Which lines hold the word "script"? Copy each of them.

╔══

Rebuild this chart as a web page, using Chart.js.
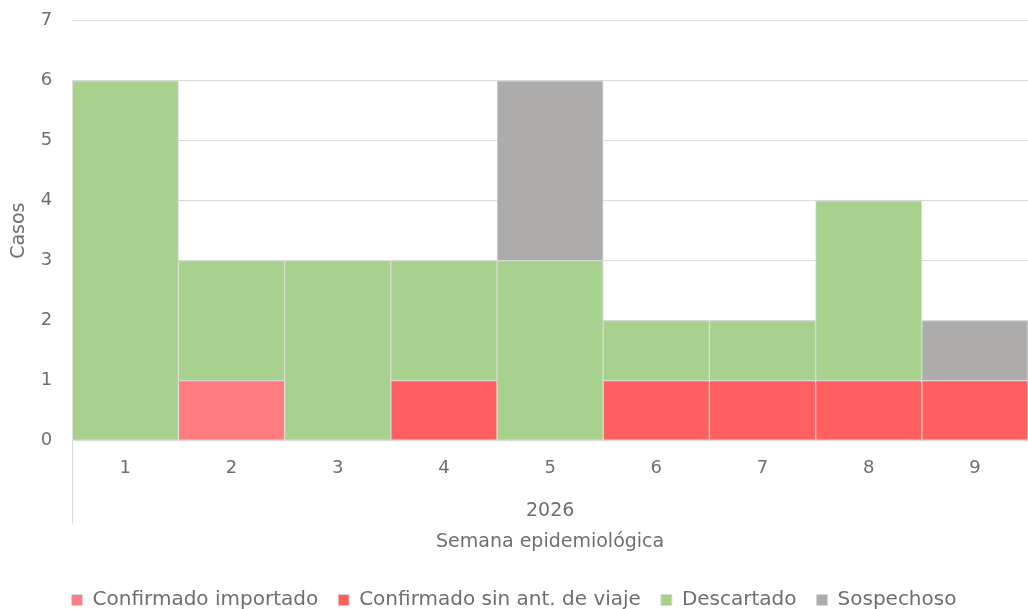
<!DOCTYPE html>
<html>
<head>
<meta charset="utf-8">
<script src="https://cdn.jsdelivr.net/npm/chart.js@4"></script>
<style>
  html, body { margin: 0; padding: 0; background: #fff; overflow: hidden; }
  #wrap { width: 1028px; height: 619px; margin-top: -10px; }
</style>
</head>
<body>
<div id="wrap"><canvas id="myChart"></canvas></div>
<script>
const semanas = ['1', '2', '3', '4', '5', '6', '7', '8', '9'];
const confirmadoImportado = [0, 1, 0, 0, 0, 0, 0, 0, 0];
const confirmadoSinViaje = [0, 0, 0, 1, 0, 1, 1, 1, 1];
const descartado = [6, 2, 3, 2, 3, 1, 1, 3, 0];
const sospechoso = [0, 0, 0, 0, 3, 0, 0, 0, 1];
const anio = '2026';

const gris = '#6f6f6f';
const fuente = "'DejaVu Sans', sans-serif";
Chart.defaults.font.family = fuente;
Chart.defaults.color = gris;

function serie(label, data, color) {
  return {
    label,
    data,
    backgroundColor: color,
    borderColor: '#d9d9d9',
    borderWidth: 1,
    borderSkipped: false,
    categoryPercentage: 1,
    barPercentage: 1,
  };
}

// linea vertical del eje de categorias de dos niveles (estilo Excel)
const lineaGrupo = {
  id: 'lineaGrupo',
  afterDraw(chart) {
    const { ctx, scales } = chart;
    const x = Math.round(scales.x.left) + 0.5;
    ctx.save();
    ctx.strokeStyle = '#d9d9d9';
    ctx.lineWidth = 1;
    ctx.beginPath();
    ctx.moveTo(x, scales.y.bottom);
    ctx.lineTo(x, scales.y.bottom + 83);
    ctx.stroke();
    ctx.restore();
  }
};

const ctx = document.getElementById('myChart');

new Chart(ctx, {
  type: 'bar',
  data: {
    labels: semanas,
    datasets: [
      serie('Confirmado importado', confirmadoImportado, '#ff7c80'),
      serie('Confirmado sin ant. de viaje', confirmadoSinViaje, '#ff5f5f'),
      serie('Descartado', descartado, '#a9d18e'),
      serie('Sospechoso', sospechoso, '#aeabab'),
    ],
  },
  options: {
    responsive: true,
    maintainAspectRatio: false,
    animation: false,
    layout: { padding: { top: 0, right: 0, left: 0, bottom: -11 } },
    plugins: {
      tooltip: { enabled: false },
      legend: {
        position: 'bottom',
        labels: {
          boxWidth: 11,
          boxHeight: 11,
          padding: 20,
          font: { size: 20 },
          color: gris,
        },
      },
    },
    scales: {
      x: {
        stacked: true,
        grid: { display: false },
        border: { display: true, color: '#d9d9d9' },
        ticks: { font: { size: 18 }, padding: 9 },
        title: {
          display: true,
          text: [anio, 'Semana epidemiológica'],
          font: { size: 19, lineHeight: 1.6 },
          padding: { top: 8, bottom: 13 },
        },
      },
      y: {
        stacked: true,
        min: 0,
        max: 7,
        border: { display: false },
        grid: { color: '#d9d9d9', drawTicks: false },
        ticks: { stepSize: 1, font: { size: 18 }, padding: 20 },
        title: {
          display: true,
          text: 'Casos',
          font: { size: 19 },
          padding: { top: 8, bottom: -10 },
        },
      },
    },
  },
  plugins: [lineaGrupo],
});
</script>
</body>
</html>
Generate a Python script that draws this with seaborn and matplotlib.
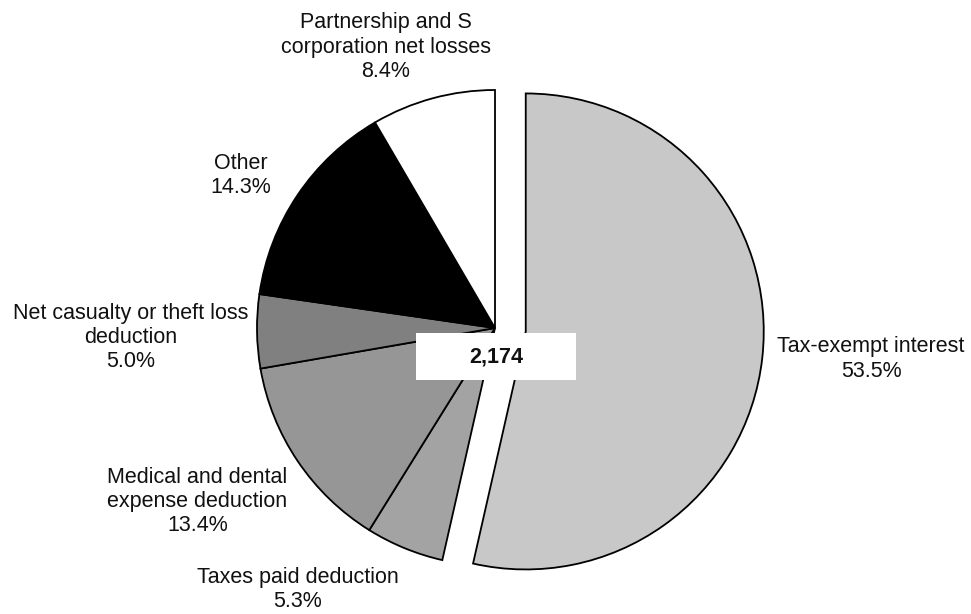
import matplotlib
matplotlib.use("Agg")
import matplotlib.pyplot as plt
import seaborn as sns
from matplotlib.patches import Rectangle

sns.set_theme(style="white")
plt.rcParams['font.family'] = ['Liberation Sans', 'DejaVu Sans']

categories = ["Tax-exempt interest", "Taxes paid deduction",
              "Medical and dental\nexpense deduction",
              "Net casualty or theft loss\ndeduction", "Other",
              "Partnership and S\ncorporation net losses"]
shares = [53.5, 5.3, 13.4, 5.0, 14.3, 8.4]
colors = ["#c8c8c8", "#a3a3a3", "#969696", "#808080", "#000000", "#ffffff"]
explode = [0.13, 0, 0, 0, 0, 0]
total_label = "2,174"

# label anchor positions (data units, pie radius = 1)
label_pos = [(1.58, -0.13), (-0.83, -1.10), (-1.25, -0.73),
             (-1.53, -0.04), (-1.07, 0.64), (-0.46, 1.18)]

fig = plt.figure(figsize=(9.71, 6.14), dpi=100)
ax = fig.add_axes([0, 0, 1, 1])
wedges, _ = ax.pie(shares, colors=colors, explode=explode, startangle=90,
                   counterclock=False, radius=1,
                   wedgeprops=dict(edgecolor="black", linewidth=1.3))
ax.set_xlim(-495 / 238, (971 - 495) / 238)
ax.set_ylim((328 - 614) / 238, 328 / 238)
ax.set_aspect("equal")
ax.axis("off")

for cat, val, (x, y) in zip(categories, shares, label_pos):
    ax.text(x, y, f"{cat}\n{val:.1f}%", ha="center", va="center",
            fontsize=15.5, color="#111111", linespacing=1.2)

ax.add_patch(Rectangle((-0.332, -0.218), 0.672, 0.197, facecolor="white",
                       edgecolor="none", zorder=5))
ax.text(0.004, -0.122, total_label, ha="center", va="center", fontsize=15.5,
        fontweight="bold", color="#111111", zorder=6)

fig.savefig("out.png", dpi=100, facecolor="white")
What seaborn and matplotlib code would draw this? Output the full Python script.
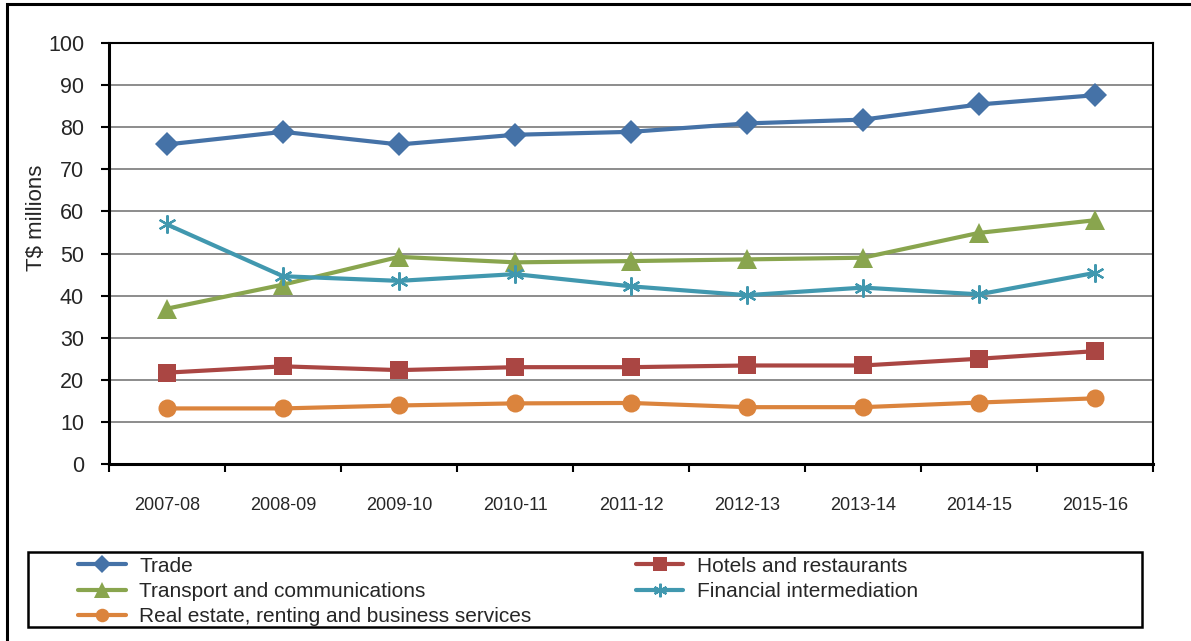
import numpy as np
import pandas as pd
import matplotlib
matplotlib.use("Agg")
import matplotlib.pyplot as plt
from matplotlib.patches import Rectangle
import seaborn as sns

# Financial years on the x axis
years = ["2007-08", "2008-09", "2009-10", "2010-11", "2011-12",
         "2012-13", "2013-14", "2014-15", "2015-16"]

# Sector output, T$ millions
trade = [75.9, 78.9, 75.9, 78.2, 78.9, 80.9, 81.8, 85.4, 87.6]
hotels = [21.7, 23.2, 22.3, 23.0, 23.0, 23.4, 23.4, 25.0, 26.8]
transport = [36.9, 42.6, 49.2, 47.9, 48.2, 48.6, 49.0, 54.9, 57.9]
financial = [56.9, 44.6, 43.5, 45.1, 42.2, 40.1, 41.9, 40.3, 45.4]
real_estate = [13.2, 13.2, 13.9, 14.4, 14.5, 13.5, 13.5, 14.6, 15.6]

series_names = ["Trade", "Hotels and restaurants", "Transport and communications",
                "Financial intermediation", "Real estate, renting and business services"]
series_values = [trade, hotels, transport, financial, real_estate]

colors = {
    "Trade": "#4572A7",
    "Hotels and restaurants": "#AA4643",
    "Transport and communications": "#89A54E",
    "Financial intermediation": "#4198AF",
    "Real estate, renting and business services": "#DB843D",
}
markers = {
    "Trade": "D",
    "Hotels and restaurants": "s",
    "Transport and communications": "^",
    "Financial intermediation": (6, 2, 0),
    "Real estate, renting and business services": "o",
}
msizes = {
    "Trade": 12,
    "Hotels and restaurants": 12.5,
    "Transport and communications": 15,
    "Financial intermediation": 13,
    "Real estate, renting and business services": 13,
}

rows = []
for name, vals in zip(series_names, series_values):
    for i, (yr, v) in enumerate(zip(years, vals)):
        rows.append({"pos": i, "year": yr, "sector": name, "value": v})
df = pd.DataFrame(rows)

sns.set_theme(style="white")
plt.rcParams["font.family"] = ["Liberation Sans", "DejaVu Sans"]

W, H = 1191, 641
fig = plt.figure(figsize=(W / 100, H / 100), dpi=100)
fig.patch.set_facecolor("white")

# plot area in pixel terms
left, right, top, bottom = 109, 1153, 43, 464
ax = fig.add_axes([left / W, 1 - bottom / H, (right - left) / W, (bottom - top) / H])

handles = {}
for name in series_names:
    sub = df[df["sector"] == name]
    mk = markers[name]
    is_star = isinstance(mk, tuple)
    sns.lineplot(data=sub, x="pos", y="value", ax=ax, color=colors[name],
                 linewidth=3.0, marker=mk, markersize=msizes[name],
                 markeredgewidth=1.6 if is_star else 0,
                 markeredgecolor=colors[name],
                 markerfacecolor=colors[name], label=name, legend=False, zorder=3)
    handles[name] = ax.lines[-1]

ax.set_xlim(-0.5, len(years) - 0.5)
ax.set_ylim(0, 100)
ax.set_yticks(np.arange(0, 101, 10))
ax.set_yticklabels([str(v) for v in range(0, 101, 10)], fontsize=15.5)
ax.yaxis.grid(True, color="#8c8c8c", linewidth=1.4)
ax.set_axisbelow(True)

# tick marks at category boundaries, labels at category centres
ax.set_xticks(np.arange(-0.5, len(years), 1.0))
ax.set_xticklabels([])
ax.set_xticks(np.arange(len(years)), minor=True)
ax.set_xticklabels(years, minor=True, fontsize=13)
ax.tick_params(axis="x", which="major", direction="out", length=6, width=1.5,
               color="black", bottom=True)
ax.tick_params(axis="x", which="minor", length=0, pad=24)
ax.tick_params(axis="y", direction="out", length=6, width=1.5, color="black",
               left=True, pad=12)
ax.set_xlabel("")
ax.set_ylabel("")

for sp in ax.spines.values():
    sp.set_visible(True)
    sp.set_color("black")
    sp.set_linewidth(1.5)
ax.spines["left"].set_linewidth(2.2)
ax.spines["bottom"].set_linewidth(2.2)

fig.text(36 / W, 1 - 218 / H, "T$ millions", rotation=90, fontsize=16,
         ha="center", va="center")

# outer chart frame
fig.add_artist(Rectangle((7 / W, -0.05), 1.2, 1 - 4 / H + 0.05,
                         transform=fig.transFigure, fill=False,
                         edgecolor="black", linewidth=2.2))

# legend frame
lx0, lx1, ly0, ly1 = 28, 1142, 552, 627
fig.add_artist(Rectangle((lx0 / W, 1 - ly1 / H), (lx1 - lx0) / W, (ly1 - ly0) / H,
                         transform=fig.transFigure, fill=False,
                         edgecolor="black", linewidth=1.8))

order = ["Trade", "Transport and communications",
         "Real estate, renting and business services",
         "Hotels and restaurants", "Financial intermediation"]
leg = fig.legend([handles[n] for n in order], order, ncol=2, frameon=False,
                 loc="upper left", bbox_to_anchor=(61 / W, 1 - 540 / H),
                 fontsize=15, handlelength=2.3, handletextpad=0.65,
                 columnspacing=5.0, labelspacing=0.3, borderpad=0.3,
                 markerscale=0.75)
for h in leg.legend_handles:
    h.set_linewidth(3.0)

fig.savefig("out.png", dpi=100, facecolor="white")
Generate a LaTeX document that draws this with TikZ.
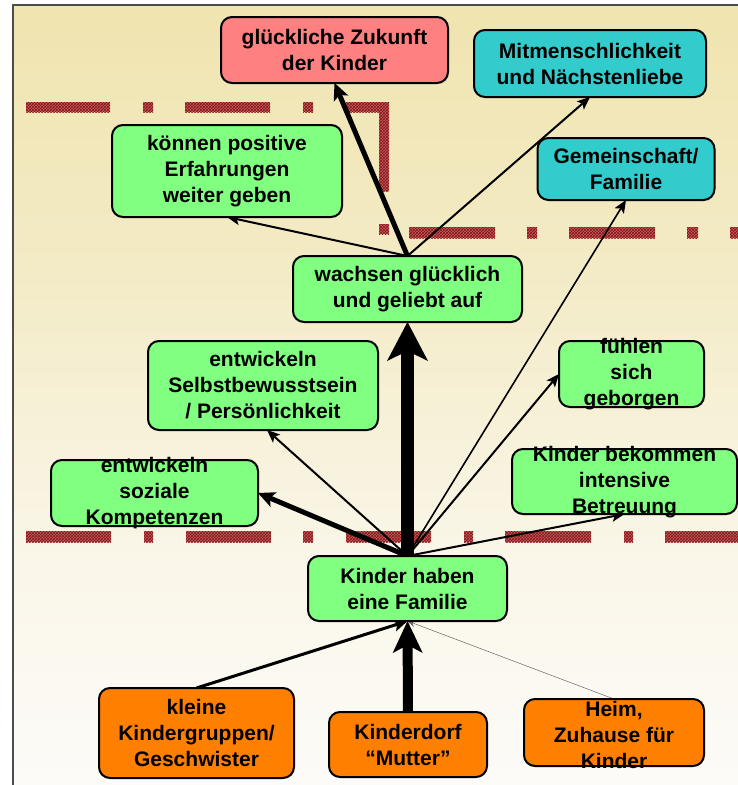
\documentclass[tikz,border=0pt]{standalone}
\usepackage{fontspec}
\setmainfont{Liberation Sans}
\usetikzlibrary{arrows.meta,patterns,calc}
\definecolor{boxgreen}{RGB}{128,255,128}
\definecolor{boxcyan}{RGB}{51,204,204}
\definecolor{boxred}{RGB}{255,128,128}
\definecolor{boxorange}{RGB}{255,128,0}
\definecolor{dashlight}{RGB}{188,98,92}
\definecolor{dashdark}{RGB}{140,15,25}
\definecolor{bgT}{RGB}{240,228,175}
\definecolor{bgTT}{RGB}{243,235,198}
\definecolor{bgM}{RGB}{250,246,232}
\definecolor{bgB}{RGB}{252,251,248}
\pgfdeclareverticalshading{bgsh}{100bp}{color(0bp)=(bgB); color(25bp)=(bgB); color(40bp)=(bgM); color(58bp)=(bgTT); color(75bp)=(bgT); color(100bp)=(bgT)}
\pgfdeclarelayer{back}
\pgfdeclarelayer{mid}
\pgfsetlayers{back,mid,main}
\begin{document}
\begin{tikzpicture}[x=1pt,y=-1pt,
  box/.style={draw=black, line width=2pt, rounded corners=11pt, inner sep=0pt, outer sep=0pt},
  lbl/.style={font=\fontsize{21}{26}\selectfont\bfseries, align=center, inner sep=0pt, text=black},
  dashbar/.style={fill=dashlight, postaction={pattern=crosshatch, pattern color=dashdark}},
  thin/.style={line width=2pt, -{Stealth[length=13pt,width=11pt,inset=3pt,line width=0pt]}},
  mediumarr/.style={line width=5pt, -{Stealth[length=17pt,width=16pt,inset=4pt,line width=0pt]}}
]
\useasboundingbox (0,0) rectangle (738,785);

% nodes (boxes)
\node[box, fill=boxred, minimum width=227pt, minimum height=66pt] (rot) at (334.5,50) {};
\node[lbl] at (rot) {glückliche Zukunft\\der Kinder};
\node[box, fill=boxcyan, minimum width=232pt, minimum height=67pt] (mit) at (590,63.5) {};
\node[lbl] at (mit) {Mitmenschlichkeit\\und Nächstenliebe};
\node[box, fill=boxgreen, minimum width=230pt, minimum height=92pt] (kon) at (227,171) {};
\node[lbl] at (kon) {können positive\\Erfahrungen\\weiter geben};
\node[box, fill=boxcyan, minimum width=177pt, minimum height=62pt] (gem) at (626,169) {};
\node[lbl] at (gem) {Gemeinschaft/\\Familie};
\node[box, fill=boxgreen, minimum width=229pt, minimum height=66pt] (wach) at (407.5,289) {};
\node[lbl] at (wach) {wachsen glücklich\\und geliebt auf};
\node[box, fill=boxgreen, minimum width=230pt, minimum height=89pt] (sel) at (263,385.5) {};
\node[lbl] at (sel) {entwickeln\\Selbstbewusstsein\\/ Persönlichkeit};
\node[box, fill=boxgreen, minimum width=145pt, minimum height=66pt] (fuh) at (631.5,374) {};
\node[lbl] at (fuh) {fühlen\\sich\\geborgen};
\node[box, fill=boxgreen, minimum width=225pt, minimum height=65pt] (bet) at (624.5,481.5) {};
\node[lbl] at ($(bet)+(0,1)$) {Kinder bekommen\\intensive\\Betreuung};
\node[box, fill=boxgreen, minimum width=207pt, minimum height=66pt] (soz) at (154.5,493) {};
\node[lbl] at (soz) {entwickeln\\soziale\\Kompetenzen};
\node[box, fill=boxgreen, minimum width=199pt, minimum height=65pt] (fam) at (407.5,588.5) {};
\node[lbl] at (fam) {Kinder haben\\eine Familie};
\node[box, fill=boxorange, minimum width=195pt, minimum height=90pt] (kl) at (196.5,733) {};
\node[lbl] at (kl) {kleine\\Kindergruppen/\\Geschwister};
\node[box, fill=boxorange, minimum width=158pt, minimum height=65pt] (dorf) at (408,744.5) {};
\node[lbl] at (dorf) {Kinderdorf\\“Mutter”};
\node[box, fill=boxorange, minimum width=180pt, minimum height=67pt] (heim) at (614,732.5) {};
\node[lbl] at ($(heim)+(0,2)$) {Heim,\\Zuhause für\\Kinder};

% background and dashed separators
\begin{pgfonlayer}{back}
\fill[white] (0,0) rectangle (738,785);
\shade[shading=bgsh] (13,5) rectangle (745,790);
\draw[line width=1.5pt, draw=black!70] (13,790) -- (13,5) -- (745,5);
\foreach \a/\b in {26/110,143/153,185/270,303/313,346/389}
  \path[dashbar] (\a,102) rectangle (\b,112);
\path[dashbar] (379,112) rectangle (389,191);
\path[dashbar] (379,224) rectangle (389,234);
\foreach \a/\b in {409/495,527/537,569/655,687/698,730/745}
  \path[dashbar] (\a,227) rectangle (\b,238);
\foreach \a/\b in {26/111,144/153,186/271,303/313,346/431,464/473,505/591,624/633,665/745}
  \path[dashbar] (\a,531) rectangle (\b,542);
\end{pgfonlayer}

% connectors
\begin{pgfonlayer}{mid}
\draw[mediumarr] (wach.north) -- (rot.south);
\draw[thin] (wach.north) -- (kon.south);
\draw[thin] (wach.north) -- (mit.south);
\draw[thin, line width=1.6pt] (fam.north) -- (gem.south);
\draw[line width=13pt, -{Stealth[length=39pt,width=41pt,inset=10pt,line width=0pt]}] (fam.north) -- (wach.south);
\draw[thin] (fam.north) -- ($(sel.south)+(4,0)$);
\draw[mediumarr] (fam.north) -- (soz.east);
\draw[thin] (fam.north) -- (fuh.west);
\draw[thin] (fam.north) -- (bet.south);
\draw[line width=3pt, -{Stealth[length=14pt,width=13pt,inset=3pt,line width=0pt]}] (kl.north) -- (fam.south);
\draw[line width=10pt, -{Stealth[length=32pt,width=30pt,inset=8pt,line width=0pt]}] (dorf.north) -- (fam.south);
\draw[line width=0.5pt, draw=black!60, -{Stealth[length=8pt,width=7pt,line width=0pt]}] (heim.north) -- (fam.south);
\end{pgfonlayer}
\end{tikzpicture}
\end{document}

╚══

# [Written answer]
<script src="https://cdn.jsdelivr.net/npm/chart.js@4"></script>
<script>
</script>
Generate a Python script that draws this with seaborn and matplotlib.
What seaborn and matplotlib code would draw this? Output the full Python script.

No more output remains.